When the New Right say ‘freedom’, they mean a set of regulations that they are comfortable with. It generally does not mean a lack of regulation. ‘Free Markets’ mostly involve a host of complex rules and an aggressive attitude on ‘intellectual property rights’.

Competition can bring benefits, but only if the forms and intensity of competition is strongly limited in the interests of the whole society, not just confined to rules that the rich find useful. The limit can be ‘respectability’, tradition or a strong state independent of commerce, which was a very strong force in both Britain and the USA in their days of greatest economic success.

Fire can warm your house and cook your food. But you’d better limit it rigidly or will destroy and kill. With the new economics and the surprising possibilities of the Internet, ‘Fire from Heaven’ has been treated it as if it were tame and harmless. The actual chaos that results is treated as some surprising exception to ‘the normal’.

The results of unregulated commerce are usually non-linear, small initial differences build up. Most real-world processes don’t follow the simple arithmetic rules that theoretical economists follow. Indeed, people involved in real business and commerce tend to follow very different rules. Back in the 1970s, I heard people in IT projects complain ‘you can’t make a baby in one month using nine women’. The remark also reflects the much lower status of women in those days – socialists did a lot to alter this, but most socialists are so busy complaining about what’s wrong that the forget to claim credit for areas where socialist propaganda did successfully change the norm. And if you want to update the ‘babies’ remark, it could be A team of nine women cannot create a baby in one month. (Unless there was one they prepared earlier.)

Looking back at the question of market-dominating minorities, one can not give any good news for as long as New Right values prevail. Within the parameters of a global economy, it is usually true that if the market-orientated minority was not there, local business would do OK. It is also true that protectionism allows new industries to start and gain strength before being exposed to the perils and stresses of the global market. Almost every successful economy had a few decades of protectionism in which it established itself. Britain was one of the most protectionist countries in the world during the Industrial Revolution, usually dated from 1760 to 1830. The USA was protectionist after their Civil War and the defeat of a US South that was happy to prosper selling slave-grown raw materials to Europe. Likewise Germany under Bismarck. The ‘Tiger Economies’ of East Asia were allowed to be protectionist while selling freely to Europe and the USA. They were allowed because both China and the Republic of India were making decent progress while ignoring US values. China under Mao tripled its economy after having been stagnant or even declining for decades before that.[F] India was making its own way in the world, slowly but quite comfortably. Both got favourable treatment in return for moving towards the US system, though neither have yet dropped all of their defences. Meantime the East Asian Tiger Economies got hit by a series of surprising crises in the 1990s, a period when many other Cold War allies suffered puzzling setbacks or sudden US hostility at a time when the USA might have figured it did not need them. That’s the missing wider picture.

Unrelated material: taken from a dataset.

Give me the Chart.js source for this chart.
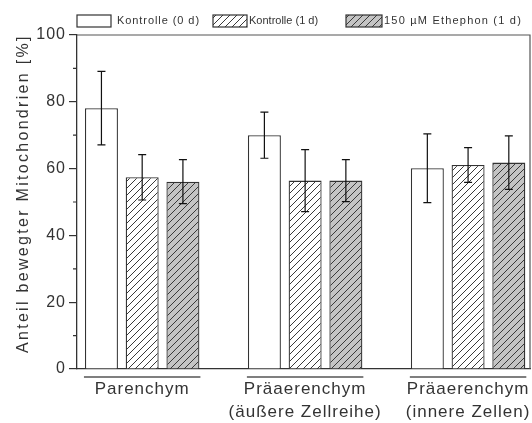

World On Fire has a lot of useful facts and interesting incidents. It’s not a very coherent critique of what’s wrong, but it is at least a popular book that has noticed that globalisation is much more a problem than a solution.

References

[A] World On Fire, page 1, Arrow Books edition 2004.

[B] Ibid, page 3

[C] There are officially 7, 13 or 14, depending on which classification you use.

[D] World On Fire, page 191

[E] Ibid., 191-2.

[F] You can get the figures from The World Economy: Historical Statistics by Angus Maddison. He is widely accepted as the best source.